Sunday, October 08, 2006

Crude Oil, the Bane of Nigeria

Pundits have severally proclaimed that the bane of Nigeria's sociopolitical and economic malaise is crude oil. The tussle to control the vast wealth that spews from beneath the mangroves of the Niger Delta and surrounding territorial waters has been central to all the conflicts that have befallen the country. From the days of Isaac Boro to the Nigerian Civil war, the Babangida and Abacha illegal usurpation of power and the recent onslaught by MOSOP, MEND and the ilk all have been impelled in some form by the hydrocarbon deposits beneath the Niger-Delta.

Add this to the incompetent and avaricious leadership, and a helpless populace and the result is chaos, exactly what we have today in Nigeria. Past and present leaders in Nigeria have abused their positions to engage in blatant acts of fraud and embezzlement, helping themselves to billions of dollars of the proceeds from the sale of the Niger-Delta crude oil. The late Abacha is reputed to have looted $3 billion, and his predecessor, Babangida, about $5 billion as alleged in the popular press. And these are just two out of several hundreds, perhaps thousands, of embezzlers.

Contemporary events in the news indicate that this culture of nauseating corruption is ever more so rife. With the indictment of several high-ranking government officials including incumbent governors, directors, an Inspector General of Police, businessmen and recently, the Vice President, there cannot be a more apt testament to the degree of debasement that the Nigerian polity has fallen to. In this cesspool of corruption, it is not out of place to have the kind of chaos expressed in the form of piracy, kidnapping, extortion, arson and sabotage that we have in the Niger-Delta. Using the pretext of governmental neglect (which is a truism) these criminals in the Niger-Delta wreak mayhem as they maim, murder and kidnap innocent civilians in exchange for ransoms. They couch their criminality in spurious social activism and time and again oil operators and the government fall for this and seek to pacify them by paying their ransom demands.

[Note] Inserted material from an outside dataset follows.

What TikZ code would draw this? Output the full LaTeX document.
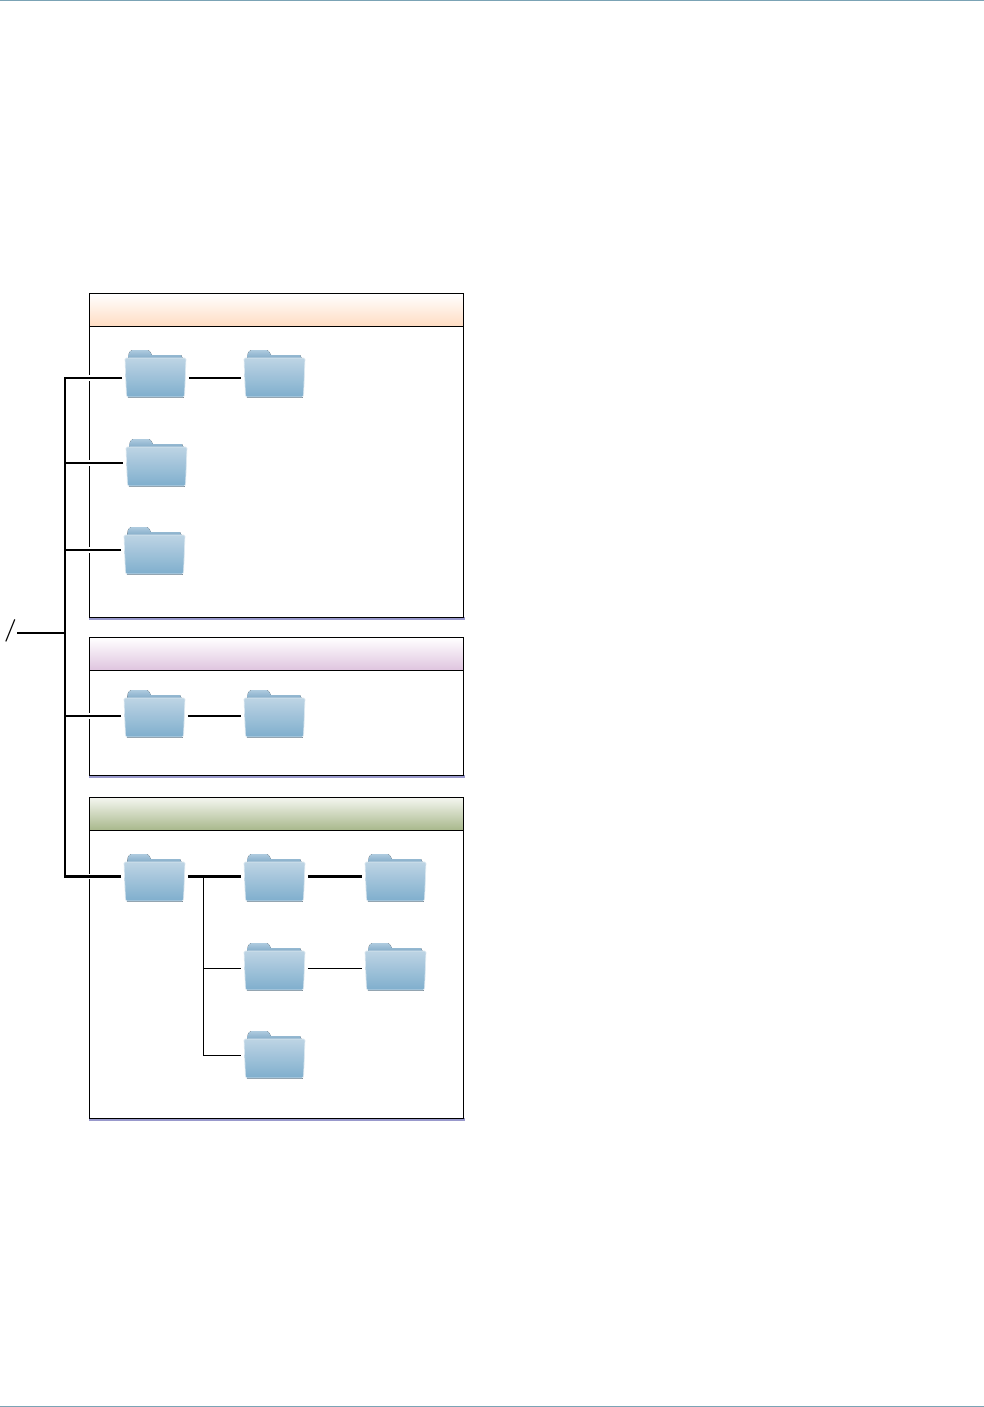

The solution to all this is simple. First, the Federal government should hunt these criminals down with the utmost force at its disposal, treating the crises strictly as the criminal acts that they are. Then the federal government should divest its interests in the oil sector and squarely concentrate on its role as a regulatory and monitoring body. If the NNPC were dissolved and the Nigerian government seeks its revenues purely through taxation and excise fees and duties then it would be more likely that we have government officials who are more accountable to the populace. It would force the state governments to be more creative about revenue generation rather than be the bottomless pits that they are into which the FGN keeps throwing away monies that are wont to be embezzled by the various state government officials.

Since a very high percentage of Nigerian businesses and individuals avoid or evade taxes, the general attitude is one of apathy towards acts of embezzlement and fraud. Perhaps if all Nigerian individuals and businesses paid their appropriate tax dues they would be more intolerant of gross acts of corruption and criminality perpetrated by various government officials and private citizens across the country, including those miscreants in the Niger-Delta and other hot spots in Nigeria.